Special Drawing Rights to Pay Back Debts to China’s Belt and Road Initiative?
The Chinese yuan, or Renminbi (RMB), was officially integrated into the SDR basket with the U.S. dollar, Euro, Pound sterling, and Japanese yen in 2016. It signifies that SDRs could be utilized within the framework of the Asian Infrastructure Investment Bank (AIIB) and the Silk Road Fund, operated in support of China’s Belt and Road Initiative (BRI). IMF member states can utilize SDR not only for poverty reduction or medical and healthcare system improvements but also for multiple other purposes. For this reason, Shunso Tsukada, a visiting professor at Ritsumeikan Asia Pacific University who used to work for the World Bank, pointed out that the new SDR allocation could be utilized to pay debts stemming from China’s BRI project. Likewise, former Japanese Finance Minister Taro Aso warned that “There would be no point to it if SDR expansion is used for paying back debts to China.”
This year’s historic SDR allocation should therefore be used for bolstering measures against the coronavirus pandemic. An analysis by Oxford Business Group has estimated that the new SDR allocation would double Zambia’s international reserves and increase reserves by more than ten percent in emerging markets, such as Argentina, Ecuador, Ghana, Kenya, and Sri Lanka. Therefore, it is necessary for G20 countries, including Japan, that account for more than 80 percent of global gross domestic product (GDP), to redistribute the SDRs to countries in need and those suffering from poverty and malnutrition due to the pandemic.
Japan Should Redistribute Special Drawing Rights for Vulnerable Countries
In the 44th meeting of the International Monetary and Financial Committee held in Washington D.C. on October 14, 2021, newly appointed Japanese Finance Minister Shunichi Suzuki expressed an official statement and welcomed the new SDR allocation of US$ 650 billion. He stated that the Japanese government would “contribute to SDR channeling that utilizes the newly allocated SDRs to support vulnerable countries, particularly low-income ones.” In concrete terms, the government would continue to make financial contributions to the Poverty Reduction and Growth Trust (PRGT) and support the IMF’s proposal to create the Resilience and Sustainability Trust (RST) to address medium-term and long-term structural challenges, such as climate change and pandemic preparedness.

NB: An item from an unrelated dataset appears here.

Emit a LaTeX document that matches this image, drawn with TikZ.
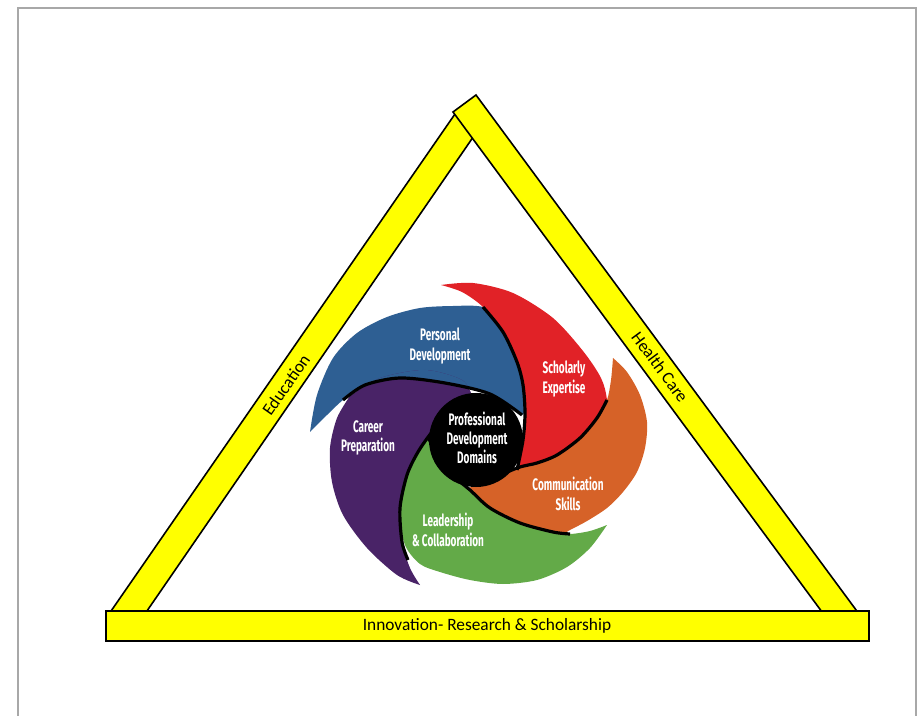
\documentclass[tikz,border=0pt]{standalone}
\usepackage{fontspec}
\newfontfamily\barfont{Carlito}
\newfontfamily\bladefont[FakeStretch=0.6]{Fira Sans}

\tikzset{every picture/.style={line width=0.75pt}}
\tikzset{
  bar/.style={draw=black, line width=1.2pt, fill={rgb, 255:red, 255; green, 255; blue, 0}},
  bartext/.style={inner sep=0.75pt, font=\barfont\fontsize{13}{15}\selectfont},
  bladetext/.style={inner sep=0.75pt, align=center, text=white, font=\bladefont\bfseries\fontsize{12.5}{14.5}\selectfont},
  rim/.style={draw=black, line width=2.4pt},
}

% outline of the blue and the purple blade, both are needed twice
\newcommand\bluebladepath{plot[smooth] coordinates {(310,432) (317,395) (333,358) (357,333) (387,317) (420,308) (453,306) (483,307) (515,322) (533,365) (535,398) (522,415)} -- plot[smooth] coordinates {(522,415) (490,394) (445,383) (400,378) (365,385) (343,400) (327,415) (310,432)} -- cycle}
\newcommand\purplebladepath{plot[smooth] coordinates {(420,585) (397,575) (367,548) (343,515) (332,482) (330,448) (337,418) (350,396)} -- plot[smooth] coordinates {(350,396) (380,378) (425,370) (462,380) (472,396)} -- plot[smooth] coordinates {(472,396) (450,412) (432,432) (418,452) (407,475) (400,508) (402,542) (410,568) (420,585)} -- cycle}

\begin{document}
\begin{tikzpicture}[x=0.75pt,y=0.75pt,yscale=-1,xscale=1]
    \useasboundingbox (0,0) rectangle (921,716);

    %Shape: Frame
    \draw [color={rgb, 255:red, 168; green, 168; blue, 168 }, line width=1.5pt] (18,716) -- (18,8) -- (916,8) -- (916,716) ;

    %Shape: Polygon (left side)
    \draw [bar] (107.6,616) -- (143.5,616) -- (478,130) -- (455,114) -- cycle ;
    %Shape: Polygon (right side)
    \draw [bar] (453,112) -- (476,95) -- (862,618) -- (839,635) -- cycle ;
    %Shape: Rectangle (base)
    \draw [bar] (106,611) rectangle (869,641) ;

    %Curve Lines: blue blade
    \fill [color={rgb, 255:red, 46; green, 95; blue, 147 }] \bluebladepath ;
    %Curve Lines: red blade
    \fill [color={rgb, 255:red, 225; green, 34; blue, 39 }] plot[smooth] coordinates {(441,285) (473,283) (513,293) (553,318) (583,351) (601,378) (607,400) (607,432) (580,460) (517,470)} -- plot[smooth] coordinates {(517,470) (523,440) (525,413) (523,385) (517,362) (503,332) (483,307) (462,292) (441,285)} -- cycle ;
    %Curve Lines: orange blade
    \fill [color={rgb, 255:red, 214; green, 98; blue, 40 }] plot[smooth] coordinates {(613,358) (627,372) (640,395) (647,422) (645,448) (637,472) (623,492) (607,508) (587,521) (570,530) (545,543) (505,535) (463,490)} -- plot[smooth] coordinates {(463,490) (490,480) (517,468) (537,463) (557,455) (580,438) (597,418) (607,400) (611,380) (613,358)} -- cycle ;
    %Curve Lines: green blade
    \fill [color={rgb, 255:red, 99; green, 170; blue, 72 }] plot[smooth] coordinates {(607,525) (590,548) (567,567) (537,580) (503,584) (470,580) (440,572) (420,564) (405,545) (398,510) (402,475) (415,450) (428,437)} -- plot[smooth] coordinates {(428,437) (445,468) (470,490) (490,508) (520,523) (553,532) (570,534) (590,531) (607,525)} -- cycle ;
    %Curve Lines: purple blade
    \fill [color={rgb, 255:red, 73; green, 35; blue, 103 }] \purplebladepath ;
    % blue lies over the purple again
    \begin{scope}
      \clip \purplebladepath ;
      \fill [color={rgb, 255:red, 46; green, 95; blue, 147 }] \bluebladepath ;
    \end{scope}

    %Curve Lines: black rims
    \draw [rim] plot[smooth] coordinates {(522,415) (490,394) (445,383) (400,378) (365,385) (343,400)} ;
    \draw [rim] plot[smooth] coordinates {(517,470) (523,440) (525,413) (523,385) (517,362) (503,332) (483,307)} ;
    \draw [rim] plot[smooth] coordinates {(480,484) (517,468) (537,463) (557,455) (580,438) (597,418) (607,400)} ;
    \draw [rim] plot[smooth] coordinates {(428,437) (445,468) (470,490) (490,508) (520,523) (553,532) (570,534)} ;
    \draw [rim] plot[smooth] coordinates {(472,396) (450,412) (432,432) (418,452) (407,475) (400,508) (402,542) (408,560)} ;

    %Shape: Circle (hub)
    \fill [black] (476,440) circle [radius=47] ;

    % Text Node
    \draw (286,385) node (eduLabel) [bartext, rotate=55] {Education};
    % Text Node
    \draw (660,367) node (healthLabel) [bartext, rotate=-53.6] {Health Care};
    % Text Node
    \draw (487,626) node (innovLabel) [bartext] {Innovation- Research \& Scholarship};

    % Text Node
    \draw (440,346) node (persDev) [bladetext] {Personal\\Development};
    % Text Node
    \draw (564,379) node (scholExp) [bladetext] {Scholarly\\Expertise};
    % Text Node
    \draw (568,494) node (commSkills) [bladetext] {Communication\\Skills};
    % Text Node
    \draw (448,530) node (leadColl) [bladetext] {Leadership\\\& Collaboration};
    % Text Node
    \draw (368,438) node (careerPrep) [bladetext] {Career\\Preparation};
    % Text Node
    \draw (477,438) node (profDomains) [bladetext] {Professional\\Development\\Domains};

\end{tikzpicture}
\end{document}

It is also possible for Japan as well as other G20 member countries to distribute the allocated SDRs through channels of multilateral development banks (MDBs), such as the World Bank and the Asia Development Bank. The SDR allocation is not a cure-all solution for the global economy damaged by the coronavirus pandemic. Still, the balanced reallocation of the SDRs based on the three options above would be able to mitigate the danger for vulnerable people at risk of famine and malnutrition in the middle of the COVID-19 pandemic. In particular, children in Afghanistan are innocent and should not have to suffer from famine and malnutrition. Japan’s postwar economic recovery and rapid growth profoundly owed to the financial assistance by the World Bank and especially the International Bank for Reconstruction and Development (IBRD), which financed 31 projects in postwar Japan. In this sense, Japan is responsible for making further financial contributions to the post-pandemic recovery of the global economy and suffering people in the world.